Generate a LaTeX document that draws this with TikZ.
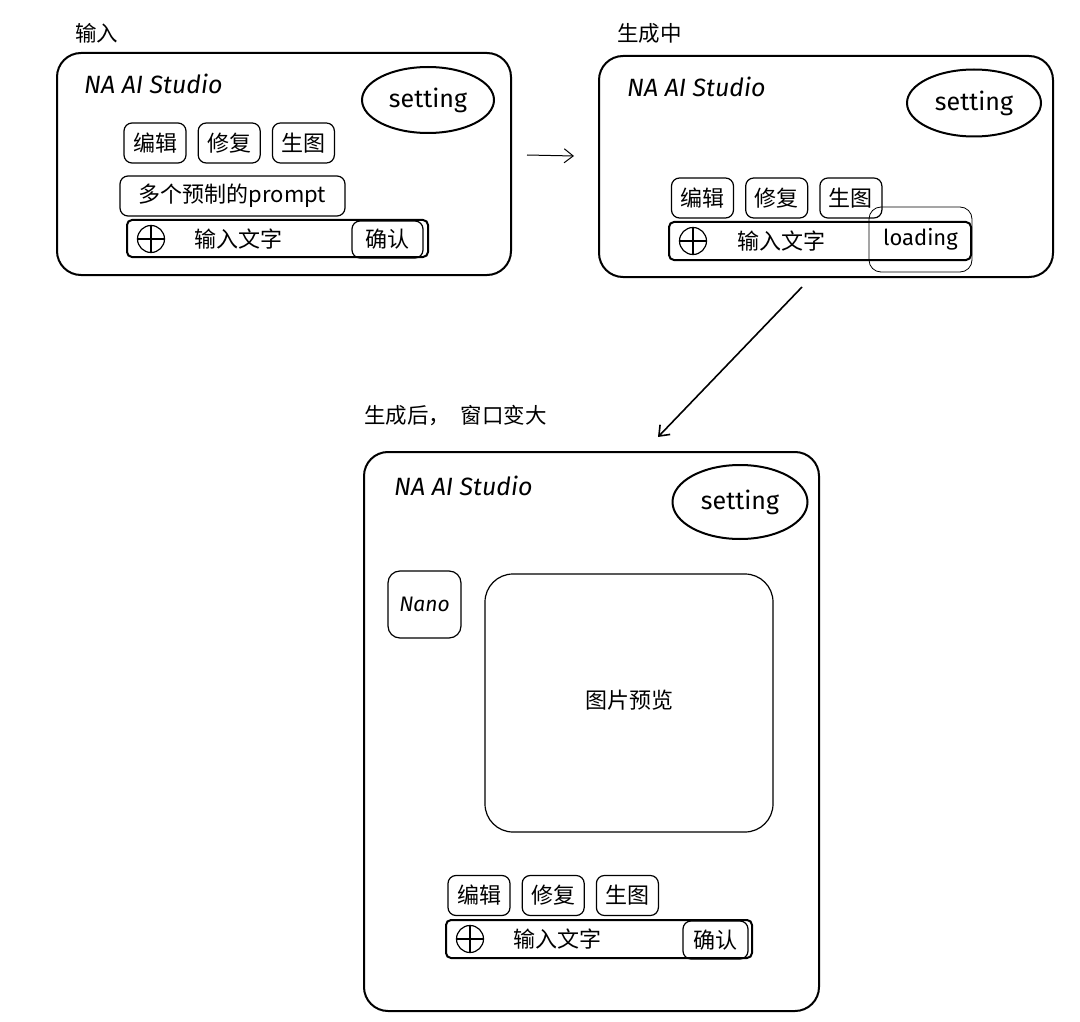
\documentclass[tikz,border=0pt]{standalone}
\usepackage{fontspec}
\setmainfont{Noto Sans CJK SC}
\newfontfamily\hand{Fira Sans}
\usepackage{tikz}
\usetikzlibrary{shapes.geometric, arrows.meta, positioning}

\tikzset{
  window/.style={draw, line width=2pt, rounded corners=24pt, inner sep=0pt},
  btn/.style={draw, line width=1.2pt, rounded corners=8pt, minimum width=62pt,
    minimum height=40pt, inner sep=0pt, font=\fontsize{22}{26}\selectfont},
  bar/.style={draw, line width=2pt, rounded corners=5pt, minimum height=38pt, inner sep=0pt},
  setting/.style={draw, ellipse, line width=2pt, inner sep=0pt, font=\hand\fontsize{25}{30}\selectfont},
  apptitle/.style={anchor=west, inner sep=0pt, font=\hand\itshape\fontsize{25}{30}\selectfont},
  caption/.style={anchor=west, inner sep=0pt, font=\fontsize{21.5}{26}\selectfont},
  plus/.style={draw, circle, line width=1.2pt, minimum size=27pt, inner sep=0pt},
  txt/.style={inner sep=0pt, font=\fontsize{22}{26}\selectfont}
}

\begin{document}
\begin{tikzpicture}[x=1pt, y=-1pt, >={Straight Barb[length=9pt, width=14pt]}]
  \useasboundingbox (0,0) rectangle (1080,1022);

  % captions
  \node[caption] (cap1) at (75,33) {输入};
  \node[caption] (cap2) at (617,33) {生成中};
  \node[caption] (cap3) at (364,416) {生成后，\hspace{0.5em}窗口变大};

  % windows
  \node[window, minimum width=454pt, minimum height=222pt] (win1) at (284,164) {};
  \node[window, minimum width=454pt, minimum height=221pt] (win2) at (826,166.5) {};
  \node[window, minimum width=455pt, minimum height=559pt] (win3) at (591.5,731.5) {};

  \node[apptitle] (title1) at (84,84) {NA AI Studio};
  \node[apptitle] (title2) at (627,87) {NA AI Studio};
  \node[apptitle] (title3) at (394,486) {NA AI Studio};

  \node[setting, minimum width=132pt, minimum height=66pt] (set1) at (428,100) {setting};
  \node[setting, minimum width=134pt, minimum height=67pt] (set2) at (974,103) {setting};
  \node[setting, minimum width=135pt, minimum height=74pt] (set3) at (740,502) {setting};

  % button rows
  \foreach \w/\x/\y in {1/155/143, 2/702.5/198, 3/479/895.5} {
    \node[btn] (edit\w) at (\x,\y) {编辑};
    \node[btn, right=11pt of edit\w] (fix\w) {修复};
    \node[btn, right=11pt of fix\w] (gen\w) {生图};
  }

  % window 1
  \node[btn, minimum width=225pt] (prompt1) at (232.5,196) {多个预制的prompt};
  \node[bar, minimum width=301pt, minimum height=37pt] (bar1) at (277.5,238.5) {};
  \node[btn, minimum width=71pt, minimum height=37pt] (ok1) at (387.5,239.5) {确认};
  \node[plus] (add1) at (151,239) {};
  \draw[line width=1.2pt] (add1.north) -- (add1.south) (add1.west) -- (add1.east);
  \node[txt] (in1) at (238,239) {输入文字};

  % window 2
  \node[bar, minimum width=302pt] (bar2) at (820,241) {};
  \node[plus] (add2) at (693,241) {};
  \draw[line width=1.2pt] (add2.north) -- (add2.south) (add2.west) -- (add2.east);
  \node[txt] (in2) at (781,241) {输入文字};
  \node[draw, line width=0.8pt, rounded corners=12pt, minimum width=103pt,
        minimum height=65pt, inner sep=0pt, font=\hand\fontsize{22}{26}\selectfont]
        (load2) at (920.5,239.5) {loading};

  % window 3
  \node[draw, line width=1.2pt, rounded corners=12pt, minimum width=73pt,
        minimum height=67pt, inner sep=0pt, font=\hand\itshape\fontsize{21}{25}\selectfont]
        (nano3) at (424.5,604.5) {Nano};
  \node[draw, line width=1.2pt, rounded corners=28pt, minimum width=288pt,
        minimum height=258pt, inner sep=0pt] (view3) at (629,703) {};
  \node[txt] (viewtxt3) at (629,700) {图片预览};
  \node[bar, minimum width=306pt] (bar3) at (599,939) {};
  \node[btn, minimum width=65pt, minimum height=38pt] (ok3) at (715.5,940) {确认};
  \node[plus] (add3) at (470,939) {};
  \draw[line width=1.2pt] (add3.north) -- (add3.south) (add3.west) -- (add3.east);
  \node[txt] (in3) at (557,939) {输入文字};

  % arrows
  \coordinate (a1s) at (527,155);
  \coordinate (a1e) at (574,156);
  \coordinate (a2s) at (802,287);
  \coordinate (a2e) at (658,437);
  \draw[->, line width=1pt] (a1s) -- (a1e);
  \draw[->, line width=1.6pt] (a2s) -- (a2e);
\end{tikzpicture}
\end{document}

[Stated task]:
Write out again, exactly, the lines from the start of the listing up to the line containing "(0,0) rectangle (1080,1022);", with both ends and without pictures.

[Completed exercise]:
Generate a LaTeX document that draws this with TikZ.
\documentclass[tikz,border=0pt]{standalone}
\usepackage{fontspec}
\setmainfont{Noto Sans CJK SC}
\newfontfamily\hand{Fira Sans}
\usepackage{tikz}
\usetikzlibrary{shapes.geometric, arrows.meta, positioning}

\tikzset{
  window/.style={draw, line width=2pt, rounded corners=24pt, inner sep=0pt},
  btn/.style={draw, line width=1.2pt, rounded corners=8pt, minimum width=62pt,
    minimum height=40pt, inner sep=0pt, font=\fontsize{22}{26}\selectfont},
  bar/.style={draw, line width=2pt, rounded corners=5pt, minimum height=38pt, inner sep=0pt},
  setting/.style={draw, ellipse, line width=2pt, inner sep=0pt, font=\hand\fontsize{25}{30}\selectfont},
  apptitle/.style={anchor=west, inner sep=0pt, font=\hand\itshape\fontsize{25}{30}\selectfont},
  caption/.style={anchor=west, inner sep=0pt, font=\fontsize{21.5}{26}\selectfont},
  plus/.style={draw, circle, line width=1.2pt, minimum size=27pt, inner sep=0pt},
  txt/.style={inner sep=0pt, font=\fontsize{22}{26}\selectfont}
}

\begin{document}
\begin{tikzpicture}[x=1pt, y=-1pt, >={Straight Barb[length=9pt, width=14pt]}]
  \useasboundingbox (0,0) rectangle (1080,1022);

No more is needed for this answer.